El trámite en la frontera fue fácil. “Hola, estamos yendo a Bolivia”, informamos viniendo desde Bolivia y a nadie le importó por dónde estuviéramos llegando ni el hecho de que no hubiera mochilas para revisar porque ya estaban en el hotel boliviano.
La calle casi recta resultó ser un mercado de mercadería importada. Mucha baratija, mucho caos. El resto del pueblo era similar a cualquier otro en Argentina: casas antiguas, plaza en el centro, esas cosas.
Por la tarde incorporamos a nuestro grupo a dos argentinas aparecieron en el pueblo, una de pelo oscuro y ojos claros y la otra de pelo claro y ojos oscuros. La terminal de buses parecía hecha de pedazos de maderas encontrados en la basura.
–¿Cuánto vale a Potosí?
–Treinta.
Recorrimos el lugar preguntando en un par de tablones más, pero ya no quedaban pasajes y volvimos al primero.
–Justo quedan seis lugares… Serían treinta y cinco bolivianos cada uno.

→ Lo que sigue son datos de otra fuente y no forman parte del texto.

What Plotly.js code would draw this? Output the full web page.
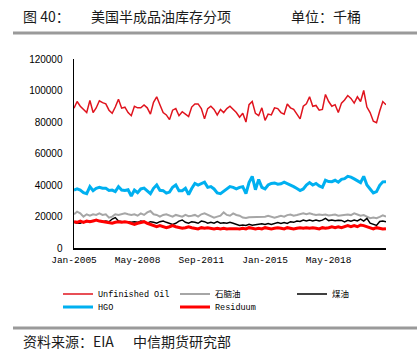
<!DOCTYPE html>
<html>
<head>
<meta charset="utf-8">
<script src="https://cdn.plot.ly/plotly-3.0.1.min.js"></script>
<style>
html,body{margin:0;padding:0;background:#fff;}
#chart{width:417px;height:361px;}
</style>
</head>
<body>
<div id="chart"></div>
<script>
// ---- data (thousand barrels, bimonthly samples from Jan-2005) ----
const startYear = 2005, startMonth = 1, stepMonths = 2;
const seriesNames = ["Unfinished Oil", "石脑油", "煤油", "HGO", "Residuum"];
const tickDates = ["2005-01-01", "2008-05-01", "2011-09-01", "2015-01-01", "2018-05-01"];
const tickLabels = ["Jan-2005", "May-2008", "Sep-2011", "Jan-2015", "May-2018"];

const unfinishedOil = [
88700, 93000, 90000, 88000, 86000, 93700, 86000, 88900, 93500, 92300,
91500, 87500, 85500, 89500, 94500, 88800, 89400, 86000, 84000, 90000,
89000, 89000, 90800, 89000, 85000, 92500, 96000, 91000, 86000, 84500,
81500, 87500, 88500, 84000, 86500, 85000, 83500, 89500, 91500, 91500,
88500, 82000, 88500, 90000, 88000, 84500, 88000, 86000, 88500, 90000,
88000, 86000, 83000, 85500, 80000, 91000, 93000, 85500, 84000, 89000,
81000, 85000, 84500, 89000, 88500, 86000, 85000, 91400, 89000, 88000,
85000, 82000, 90000, 91500, 96000, 90000, 90500, 87500, 88000, 97500,
93000, 90000, 91000, 86000, 92000, 94000, 96800, 95000, 92000, 96000,
93000, 100000, 89500, 86000, 80500, 79500, 87000, 93000, 91000];

const naphtha = [
21400, 23100, 22000, 19900, 21400, 20500, 21400, 21000, 22000, 21000,
21400, 19300, 19900, 21400, 21000, 21400, 22000, 21400, 21000, 21400,
20500, 22000, 21000, 22600, 23500, 21400, 21000, 19900, 21000, 21400,
20500, 19900, 21000, 20500, 19900, 21000, 20200, 20500, 21000, 19900,
21400, 22000, 21000, 19900, 19300, 19900, 20500, 22600, 21000, 20500,
22000, 21000, 20500, 19300, 19000, 19500, 19500, 19600, 19500, 19600,
19900, 20400, 19700, 19300, 19800, 20400, 19900, 20900, 21300, 20500,
20900, 21300, 22000, 21400, 22000, 21400, 21000, 21300, 21000, 21300,
20700, 20900, 21300, 20500, 20800, 21200, 21300, 20900, 22000, 21300,
20500, 20900, 19900, 18900, 19300, 18900, 19800, 20800, 19900];

const kerosene = [
16300, 15700, 15700, 16700, 16700, 17100, 17100, 17800, 17100, 16700,
17100, 16700, 18400, 19300, 17100, 16700, 16300, 16700, 16300, 16700,
16300, 17100, 16700, 15700, 16700, 16300, 15700, 16700, 17100, 16300,
15700, 15000, 15700, 17100, 17800, 16300, 15700, 16700, 16300, 15700,
17100, 16700, 15700, 16300, 15700, 16700, 15700, 16000, 15700, 16300,
15700, 14800, 14300, 14600, 14300, 15000, 14400, 14800, 15300, 15400,
15000, 15600, 15000, 15500, 16200, 15600, 16200, 15600, 16700, 16300,
17100, 16800, 17700, 17200, 17700, 17200, 17700, 17200, 17700, 18800,
17400, 17800, 17300, 17600, 17500, 16500, 17600, 17000, 17700, 17200,
18300, 17100, 18800, 15800, 15000, 14300, 16800, 17100, 16700];

const hgo = [
36800, 37500, 36800, 35200, 34500, 39000, 36400, 37900, 38500, 37900,
37900, 36500, 36800, 35800, 39000, 36800, 36500, 37000, 33000, 36800,
35100, 37500, 38000, 36000, 34500, 37900, 40000, 36600, 36400, 34800,
35500, 38600, 40000, 36400, 36400, 37900, 34000, 37800, 41000, 40000,
41000, 41800, 38500, 39000, 37500, 35000, 34500, 36000, 38000, 39000,
38500, 37500, 38500, 38900, 34500, 41500, 45500, 37000, 43500, 38500,
37500, 40000, 41000, 41300, 40500, 40800, 41800, 41000, 40300, 39000,
37800, 36500, 37500, 40000, 41500, 40000, 41000, 39400, 38500, 43000,
42200, 42100, 43000, 41800, 43600, 44000, 45500, 45000, 43900, 42500,
41500, 45500, 40000, 37500, 35000, 35800, 39800, 42000, 42100];

const residuum = [
16700, 16300, 17100, 16300, 17100, 16700, 17100, 17800, 17100, 16700,
16300, 15700, 15700, 16300, 16700, 16300, 16700, 16300, 15700, 15000,
15700, 16300, 16700, 15700, 15000, 14200, 13500, 14200, 13500, 12900,
13500, 14200, 13500, 12900, 12500, 12900, 13500, 12900, 12500, 12100,
12900, 12500, 12900, 12500, 12100, 12500, 12100, 12500, 12100, 12300,
12500, 12300, 12100, 12500, 12100, 12900, 12500, 12100, 12500, 12100,
12900, 12500, 12100, 12500, 12900, 12500, 12100, 12900, 12500, 12100,
12500, 12900, 12500, 12900, 12500, 12900, 12500, 12100, 12900, 12500,
12900, 13500, 12900, 13500, 12900, 13500, 14200, 13500, 14200, 13500,
14600, 14200, 13500, 12900, 12100, 12900, 12500, 12100, 12300];

// ---- helpers ----
function dateAt(i) {
  const m0 = (startMonth - 1) + i * stepMonths;
  const y = startYear + Math.floor(m0 / 12);
  const m = (m0 % 12) + 1;
  return y + "-" + String(m).padStart(2, "0") + "-01";
}
function datesFor(arr) { return arr.map((_, i) => dateAt(i)); }

// page geometry
const W = 417, H = 361;
const mL = 74, mR = 31, mT = 59, mB = 113;
const plotW = W - mL - mR, plotH = H - mT - mB;
const px2x = px => (px - mL) / plotW;
const px2y = py => (H - mB - py) / plotH;

const cjk = "Noto Sans CJK SC, Noto Sans, sans-serif";
const mono = "Liberation Mono, Noto Sans CJK SC, monospace";

const styles = [
  {color: "#E0141E", width: 1.5, legend: "legend"},
  {color: "#A6A6A6", width: 2, legend: "legend"},
  {color: "#000000", width: 1.5, legend: "legend"},
  {color: "#00B0F0", width: 3, legend: "legend2"},
  {color: "#FF0000", width: 3, legend: "legend2"}
];
const values = [unfinishedOil, naphtha, kerosene, hgo, residuum];

const traces = values.map((v, k) => ({
  type: "scatter", mode: "lines",
  name: seriesNames[k],
  x: datesFor(v), y: v,
  line: {color: styles[k].color, width: styles[k].width},
  legend: styles[k].legend,
  hoverinfo: "skip"
}));

const lastDate = dateAt(Math.max(...values.map(v => v.length)) - 1);

const layout = {
  width: W, height: H,
  margin: {l: mL, r: mR, t: mT, b: mB, pad: 0},
  paper_bgcolor: "#fff", plot_bgcolor: "#fff",
  showlegend: true,
  xaxis: {
    type: "date",
    range: [dateAt(0), lastDate],
    tickvals: tickDates, ticktext: tickLabels,
    showgrid: false, zeroline: false,
    showline: true, linecolor: "#000", linewidth: 1.5,
    ticks: "", ticklabelstandoff: 2,
    tickfont: {family: mono, size: 9.5, color: "#000"},
    fixedrange: true
  },
  yaxis: {
    range: [0, 120000], dtick: 20000, tick0: 0,
    tickformat: ".0f",
    showgrid: false, zeroline: false,
    showline: true, linecolor: "#000", linewidth: 1.5,
    ticks: "", ticklabelstandoff: 8,
    tickfont: {family: "Liberation Sans, Arial, sans-serif", size: 10, color: "#000"},
    fixedrange: true
  },
  legend: {
    orientation: "h", x: px2x(58), xanchor: "left",
    y: px2y(294), yanchor: "middle",
    entrywidth: 72, entrywidthmode: "pixels",
    bgcolor: "rgba(0,0,0,0)",
    font: {family: mono, size: 8.5, color: "#000"}
  },
  legend2: {
    orientation: "h", x: px2x(58), xanchor: "left",
    y: px2y(307), yanchor: "middle",
    entrywidth: 72, entrywidthmode: "pixels",
    bgcolor: "rgba(0,0,0,0)",
    font: {family: mono, size: 8.5, color: "#000"}
  },
  shapes: [
    {type: "line", xref: "paper", yref: "paper", x0: px2x(13), x1: px2x(417), y0: px2y(33), y1: px2y(33),
     line: {color: "#9A9A9A", width: 3}},
    {type: "line", xref: "paper", yref: "paper", x0: px2x(13), x1: px2x(417), y0: px2y(328), y1: px2y(328),
     line: {color: "#9A9A9A", width: 3}}
  ],
  annotations: [
    {text: "图 40：", xref: "paper", yref: "paper", x: px2x(21), y: px2y(16), xanchor: "left", yanchor: "middle",
     showarrow: false, font: {family: cjk, size: 14, color: "#1a1a1a"}},
    {text: "美国半成品油库存分项", xref: "paper", yref: "paper", x: px2x(89), y: px2y(16), xanchor: "left", yanchor: "middle",
     showarrow: false, font: {family: cjk, size: 14, color: "#1a1a1a"}},
    {text: "单位：千桶", xref: "paper", yref: "paper", x: px2x(289), y: px2y(16), xanchor: "left", yanchor: "middle",
     showarrow: false, font: {family: cjk, size: 14, color: "#1a1a1a"}},
    {text: "资料来源：EIA", xref: "paper", yref: "paper", x: px2x(21), y: px2y(341), xanchor: "left", yanchor: "middle",
     showarrow: false, font: {family: cjk, size: 14, color: "#1a1a1a"}},
    {text: "中信期货研究部", xref: "paper", yref: "paper", x: px2x(131), y: px2y(341), xanchor: "left", yanchor: "middle",
     showarrow: false, font: {family: cjk, size: 14, color: "#1a1a1a"}}
  ]
};

Plotly.newPlot("chart", traces, layout, {staticPlot: true, displayModeBar: false});
</script>
</body>
</html>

–Antes nos dijiste treinta.
–Pero ahora es treinta y cinco.
–¿Por qué?
–Porque solo quedan estos lugares, si no, tienen que esperar hasta mañana… Es la ley de la oferta y la demanda.
Ese último comentario inflamó mi mente casi adolescente que empezó a esbozar un discurso sobre lo mal que le había hecho el capitalismo (y todas sus leyes teóricas y prácticas) a nuestro querido continente. Pero por suerte mis amigos intervinieron para concretar la transacción y poder viajar esa misma noche a Potosí, por unos insignificantes treinta y cinco bolivianos.
Después, esperando a subir al bus, hice como que le sacaba una foto a la morocha de ojos claros, con la oculta intención de sacarle a unas cholas que estaban atrás con sus bebes ocultos en los aguayos y que me parecían geniales. Por supuesto se dieron cuenta. Juntaron un poco de Pachamama y me bendijeron: me tiraron tierra. Se levantaron y se fueron.
Me huele que estoy haciendo algo mal, pensé.
Y el bus por dentro sí que olía mal.
–¿Cuánto le cobraron hasta Potosí? –pregunté a un viejito lleno de arrugas que iba sentado a nuestro lado.
–Veinticinco.
En mitad de la noche paramos detrás de un par de vehículos detenidos por la crecida de un río. No recuerdo cuánto tiempo estuvimos ahí, pero en un momento un tipo metió un pie en el río, después metió un palo un poco más lejos y finalmente dijo «ya está». Entonces todos cruzamos con los vehículos haciendo espuma, una espuma iluminada por la claridad de la noche.